The Forest (Conservation) Act, 1980
The Forest (Conservation) Act, 1980 was passed by the Parliament of India to help conserve the country’s forests. It has played a vital role in curbing large-scale deforestation across India.
Background and Need
India’s forest cover had been steadily depleting since independence due to reasons like agricultural expansion, developmental projects, mining activities etc. The 1927 Indian Forest Act was primarily focused on meeting British commercial interests rather than forest conservation. Hence, the need for a stricter legislation emerged to preserve forest ecosystems and biodiversity.
This led to the enforcement of the Forest (Conservation) Ordinance in 1980, which was later replaced by the Forest (Conservation) Act 1980. The act aimed to restrict and regulate the de-reservation of reserved forests and diversion of forest land for non-forest purposes.
The objectives of the legislation are:
- Conserve and preserve forest ecosystems, biodiversity, lands and its resources
- Prevent unchecked deforestation across the country
- Regulate use of forest land only for approved forestry related purposes
- Check conversion of forest area into agricultural farms, factories, grazing lands etc.
Restriction on De-reservation of Forests
De-reservation of reserved forests by state governments requires prior approval from Central Government.
Regulation of Diversion of Forest Land
The diversion of forest land for mining, development projects, agriculture etc. also needs approval from Central Government before state governments can permit such activities.
The Central Government can constitute a multi-disciplinary committee comprising experts to advise on preservation of forests and approval/rejection of proposals for de-reservation and diversion of forest land.
Penalties for Violations
The act imposes penalties and punishments for violating its provisions related to illegal deforestation and encroachment of forest land. This acts as an effective deterrent.
Amendments Over the Years
The 1980 act has seen several amendments over the years attempting to strike a balance between development needs and environmental conservation.

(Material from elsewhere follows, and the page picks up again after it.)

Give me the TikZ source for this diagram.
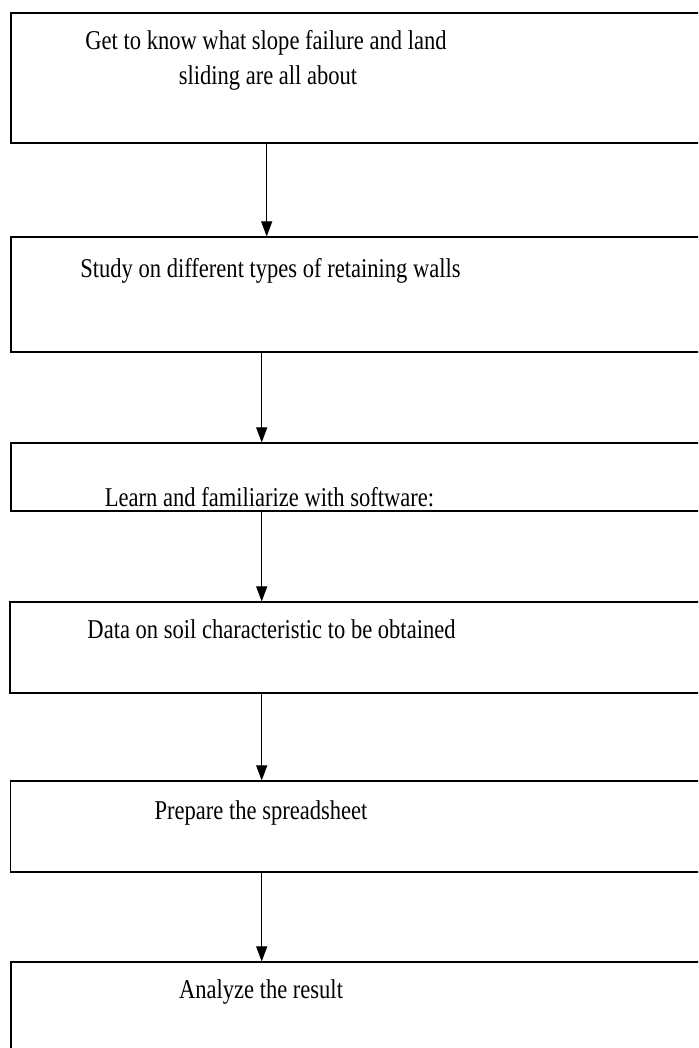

Requirement of compensatory afforestation introduced for projects requiring diversion of forest land for non-forest purposes.
Conditions for compensatory afforestation made more stringent. Net Present Value (NPV) to be recovered from user agencies.
Seeks to exempt several infrastructure projects, mining of oil & natural gas from requiring forest clearance. Aims to simplify clearance processes.
Impact of the Act
The Forest Conservation Act is credited to have slowed down the rapid depletion of forest cover in India post-independence. Some positive impacts include:
- Reduced rates of deforestation over the years
- Improved forest governance by addressing limitations of earlier forest laws
- Ensured environmental impact assessments for projects needing forest land diversion
- Supported conservation efforts through provisions like compensatory afforestation
However, effective implementation of the act remains a challenge in preventing degradation of ecologically sensitive forests. Further stakeholder coordination is needed between development agencies, environmentalists and communities dependent on forests.